Spectral Type:
* Temperature: Stars are classified into spectral types based on their surface temperature, ranging from hottest to coolest:
* O: 30,000-50,000 K (blue)
* B: 10,000-30,000 K (blue-white)
* A: 7,500-10,000 K (white)
* F: 6,000-7,500 K (yellow-white)
* G: 5,200-6,000 K (yellow)
* K: 3,500-5,200 K (orange)
* M: 2,400-3,500 K (red)
* Other: There are also spectral subtypes (e.g., A0, A1, A2, etc.) within each type, denoting even finer temperature variations.
Luminosity Class:
* Luminosity: This refers to how bright a star is, which depends on both size and temperature. Luminosity classes are denoted by Roman numerals:
* I: Supergiants
* II: Bright giants
* III: Giants
* IV: Subgiants
* V: Main sequence (dwarf)
* VI: Subdwarfs
* VII: White dwarfs
Size and the H-R Diagram:
* The H-R diagram plots stars based on their spectral type (temperature) and luminosity. This diagram reveals a general trend:
* Hotter stars tend to be more luminous and generally larger.
* Cooler stars tend to be less luminous and generally smaller.
* However, size is not the *only* factor influencing luminosity. A star's size, mass, and internal composition all contribute to its luminosity.
Examples:
* Red Giant: These stars are relatively cool but highly luminous, indicating they are much larger than the Sun.
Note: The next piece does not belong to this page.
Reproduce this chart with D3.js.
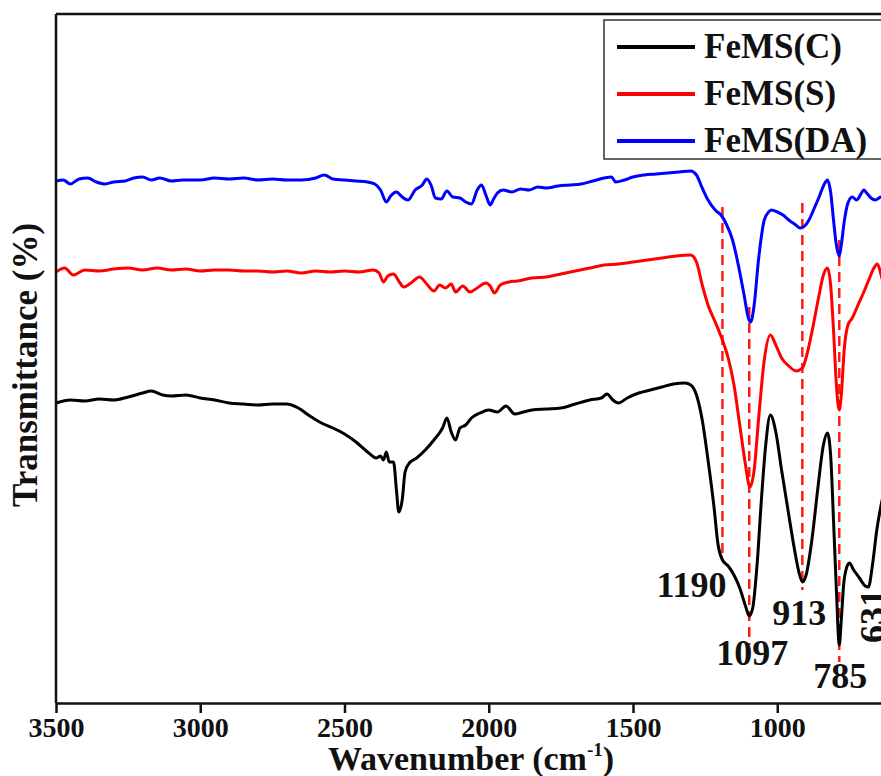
<!DOCTYPE html>
<html lang="en">
<head>
  <meta charset="UTF-8">
  <script src="https://cdn.jsdelivr.net/npm/d3@7"></script>
  <title>FTIR FeMS</title>
  <style>
    body { margin: 0; background: #fff; overflow: hidden; }
    text { font-family: "Liberation Serif", "Times New Roman", serif; font-weight: bold; fill: #111; }
  </style>
</head>
<body>
<script>
  // wavenumber (cm-1) and transmittance (offset, a.u.)
  var wnC = [3500,3450,3400,3350,3300,3250,3200,3170,3130,3100,3050,3000,2950,2900,2850,2800,2750,2700,2660,2620,2580,2540,2500,2460,2420,2390,2375,2365,2355,2345,2330,2320,2312,2300,2290,2275,2250,2220,2190,2160,2145,2130,2115,2100,2080,2060,2030,2000,1970,1940,1910,1880,1850,1800,1750,1700,1650,1610,1590,1570,1550,1520,1480,1440,1400,1360,1320,1300,1280,1260,1240,1220,1205,1190,1170,1150,1130,1110,1097,1085,1070,1055,1040,1024,1005,985,960,940,925,913,900,880,860,840,826,815,805,795,785,778,770,760,750,735,715,695,684,670,655,640,620];
  var tC = [30.4,30.7,30.6,30.8,30.7,31.0,31.4,31.6,31.2,31.1,31.2,30.9,30.7,30.4,30.3,30.2,30.3,30.3,29.9,29.1,28.4,27.9,27.3,26.5,25.5,24.9,25.1,24.7,25.5,24.5,24.5,21.7,19.5,20.7,23.5,24.4,24.9,25.7,26.7,27.9,28.9,27.5,26.7,27.9,28.2,28.9,29.4,29.7,29.5,30.1,29.3,29.5,29.7,29.8,29.9,30.3,30.7,30.9,31.3,30.7,30.4,30.9,31.4,31.7,32.0,32.3,32.4,32.2,31.2,28.7,24.7,20.2,16.2,14.7,14.1,13.2,11.9,10.1,9.1,9.9,14.2,20.7,26.2,29.2,27.5,23.7,19.2,15.7,13.5,12.5,13.2,16.7,21.7,26.2,27.4,25.2,18.7,11.7,6.2,8.7,12.2,13.9,14.4,13.7,12.9,12.1,12.0,14.2,17.7,20.2,22.7];

  var wnS = [3500,3470,3440,3400,3350,3300,3250,3200,3150,3100,3050,3000,2950,2900,2850,2800,2750,2700,2650,2600,2550,2500,2450,2400,2380,2365,2350,2330,2310,2295,2270,2240,2215,2190,2170,2150,2130,2115,2090,2065,2040,2010,1995,1980,1960,1930,1900,1850,1800,1750,1700,1650,1600,1550,1500,1450,1400,1350,1300,1280,1260,1240,1215,1190,1170,1150,1130,1110,1095,1080,1065,1045,1024,1005,985,960,935,913,895,875,855,840,826,815,805,795,785,778,768,755,740,720,700,680,665,653,640,625];
  var tS = [43.5,43.9,43.2,43.7,43.6,43.8,43.9,43.7,43.9,43.7,43.8,43.6,43.7,43.7,43.6,43.6,43.5,43.6,43.4,43.6,43.5,43.6,43.5,43.7,43.4,42.5,43.1,43.3,42.5,42.0,42.4,43.0,42.3,41.6,42.2,41.9,42.3,41.5,42.1,41.5,41.9,42.4,42.1,41.4,42.2,42.5,42.6,42.9,43.0,43.3,43.6,43.9,44.2,44.3,44.5,44.7,44.9,45.1,45.2,44.5,42.2,40.2,38.5,36.7,34.9,32.2,28.2,24.2,22.0,23.7,28.7,34.7,37.2,36.2,34.9,34.1,33.6,33.9,35.5,38.2,41.2,43.2,43.9,42.2,37.7,32.2,29.7,31.2,35.7,38.2,38.9,40.2,41.5,42.9,43.9,44.3,43.2,41.5];

  var wnDA = [3500,3475,3450,3420,3390,3360,3330,3300,3260,3230,3200,3170,3140,3100,3060,3000,2950,2900,2850,2800,2750,2700,2650,2600,2570,2540,2500,2460,2420,2395,2375,2355,2340,2320,2300,2280,2255,2230,2215,2200,2185,2165,2145,2125,2100,2080,2060,2040,2025,2010,1995,1985,1970,1950,1920,1890,1860,1830,1800,1760,1720,1680,1640,1600,1575,1560,1530,1500,1460,1420,1380,1340,1300,1280,1260,1240,1215,1195,1175,1155,1135,1115,1100,1092,1080,1065,1045,1030,1020,1000,980,960,940,920,905,890,870,855,840,826,815,805,795,785,778,768,755,740,725,710,700,690,675,660,640,620];
  var tDA = [52.6,52.7,52.3,52.8,52.9,52.5,52.3,52.5,52.6,52.9,53.0,52.7,52.9,52.6,52.7,52.7,52.9,52.8,52.9,52.7,52.8,52.7,52.7,52.9,53.2,52.8,52.7,52.6,52.5,52.3,51.7,50.5,51.1,51.5,51.0,50.7,51.7,52.2,52.8,52.2,50.9,50.8,51.6,51.0,50.9,50.5,50.3,51.7,52.2,51.2,50.2,50.7,51.4,51.7,51.5,51.8,51.7,52.0,51.9,52.1,52.2,52.3,52.6,52.9,53.0,52.5,52.7,53.0,53.2,53.3,53.4,53.5,53.6,53.2,51.9,50.7,49.7,49.2,48.2,46.7,44.2,41.2,38.9,38.5,40.2,44.7,48.7,49.5,49.7,49.5,49.2,48.7,48.3,47.9,48.1,48.7,50.0,51.0,52.1,52.7,51.5,48.7,46.2,45.1,46.2,48.5,50.4,51.0,50.7,51.3,51.7,51.4,50.9,50.7,51.0,50.7];

  var seriesNames = ["FeMS(C)", "FeMS(S)", "FeMS(DA)"];
  var seriesColors = ["#000000", "#ff0000", "#0000ff"];

  // marked bands: wavenumber, dashed guide from / to (transmittance units)
  var bands = [1190, 1097, 913, 785];
  var bandTop = [50.0, 40.0, 50.4, 46.7];
  var bandBottom = [15.0, 6.2, 11.7, 4.5];

  var xTicks = [3500, 3000, 2500, 2000, 1500, 1000];

  var width = 881, height = 776;
  var margin = {left: 56, top: 14};
  var axisY = 703;

  var x = d3.scaleLinear().domain([3500, 500]).range([margin.left, margin.left + 3000 * 0.2885]);
  var y = d3.scaleLinear().domain([0, 69.3]).range([707, margin.top]);

  var svg = d3.select("body").append("svg")
    .attr("width", width)
    .attr("height", height);

  //dashed guide lines under the spectra
  svg.append("g").selectAll("line").data(bands).enter().append("line")
    .attr("x1", function(d){ return x(d); })
    .attr("x2", function(d){ return x(d); })
    .attr("y1", function(d, i){ return y(bandTop[i]); })
    .attr("y2", function(d, i){ return y(bandBottom[i]); })
    .attr("stroke", "#ff1a1a")
    .attr("stroke-width", 2.5)
    .attr("stroke-dasharray", "10,6");

  //spectra
  var spectra = [
    {wn: wnC, t: tC},
    {wn: wnS, t: tS},
    {wn: wnDA, t: tDA}
  ];
  var line = d3.line()
    .x(function(d){ return x(d[0]); })
    .y(function(d){ return y(d[1]); })
    .curve(d3.curveMonotoneX);

  svg.append("g").selectAll("path").data(spectra).enter().append("path")
    .attr("d", function(s){ return line(d3.zip(s.wn, s.t).reverse()); })
    .attr("fill", "none")
    .attr("stroke", function(s, i){ return seriesColors[i]; })
    .attr("stroke-width", 3)
    .attr("stroke-linejoin", "round");

  //frame: top and left
  svg.append("line")
    .attr("x1", margin.left).attr("x2", width + 60)
    .attr("y1", margin.top).attr("y2", margin.top)
    .attr("stroke", "#111").attr("stroke-width", 2.5);
  svg.append("line")
    .attr("x1", margin.left).attr("x2", margin.left)
    .attr("y1", margin.top).attr("y2", axisY)
    .attr("stroke", "#111").attr("stroke-width", 2.5);

  //x axis
  var xAxis = svg.append("g")
    .attr("transform", "translate(0," + axisY + ")")
    .attr("font-family", null)
    .call(d3.axisBottom(x).tickValues(xTicks).tickFormat(d3.format("d"))
      .tickSize(10).tickPadding(4).tickSizeOuter(0));
  xAxis.select(".domain").attr("stroke", "#111").attr("stroke-width", 2.5);
  xAxis.selectAll(".tick line").attr("stroke", "#111").attr("stroke-width", 2.5);
  xAxis.selectAll(".tick text").attr("font-size", 28).attr("fill", "#111");

  //axis titles
  var xTitle = svg.append("text")
    .attr("x", 471).attr("y", 770)
    .attr("text-anchor", "middle")
    .attr("font-size", 34);
  xTitle.append("tspan").text("Wavenumber (cm");
  xTitle.append("tspan").attr("font-size", 19).attr("dy", -14).text("-1");
  xTitle.append("tspan").attr("dy", 14).text(")");

  svg.append("text")
    .attr("transform", "translate(37,365) rotate(-90)")
    .attr("text-anchor", "middle")
    .attr("font-size", 35)
    .text("Transmittance (%)");

  //band labels
  var bandLabels = [
    {text: "1190", wn: 1190, t: 11.0, dx: -31},
    {text: "1097", wn: 1097, t: 4.2, dx: 3},
    {text: "913", wn: 913, t: 8.2, dx: -3},
    {text: "785", wn: 785, t: 1.9, dx: 1}
  ];
  svg.append("g").selectAll("text").data(bandLabels).enter().append("text")
    .attr("x", function(d){ return x(d.wn) + d.dx; })
    .attr("y", function(d){ return y(d.t); })
    .attr("text-anchor", "middle")
    .attr("font-size", 36)
    .text(function(d){ return d.text; });

  svg.append("text")
    .attr("transform", "translate(" + (x(631) + 1) + "," + y(9.1) + ") rotate(-90)")
    .attr("text-anchor", "middle")
    .attr("font-size", 36)
    .text("631");

  //legend
  var lg = svg.append("g").attr("transform", "translate(604,20)");
  lg.append("rect")
    .attr("width", 320).attr("height", 139)
    .attr("fill", "#fff")
    .attr("stroke", "#333").attr("stroke-width", 1.5);
  var items = lg.selectAll("g.item").data(seriesNames).enter().append("g")
    .attr("class", "item")
    .attr("transform", function(d, i){ return "translate(0," + (27 + i * 47) + ")"; });
  items.append("line")
    .attr("x1", 13).attr("x2", 91)
    .attr("stroke", function(d, i){ return seriesColors[i]; })
    .attr("stroke-width", 4);
  items.append("text")
    .attr("x", 100).attr("y", 11)
    .attr("font-size", 35)
    .text(function(d){ return d; });
</script>
</body>
</html>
* White Dwarf: These stars are incredibly dense and hot, but tiny in size. Their high temperature gives them some luminosity despite their small size.
In summary, while size plays a role, it's not the primary way stars are classified. Temperature and luminosity are the key factors in determining a star's spectral type and luminosity class, which are more informative about its physical properties and evolutionary stage.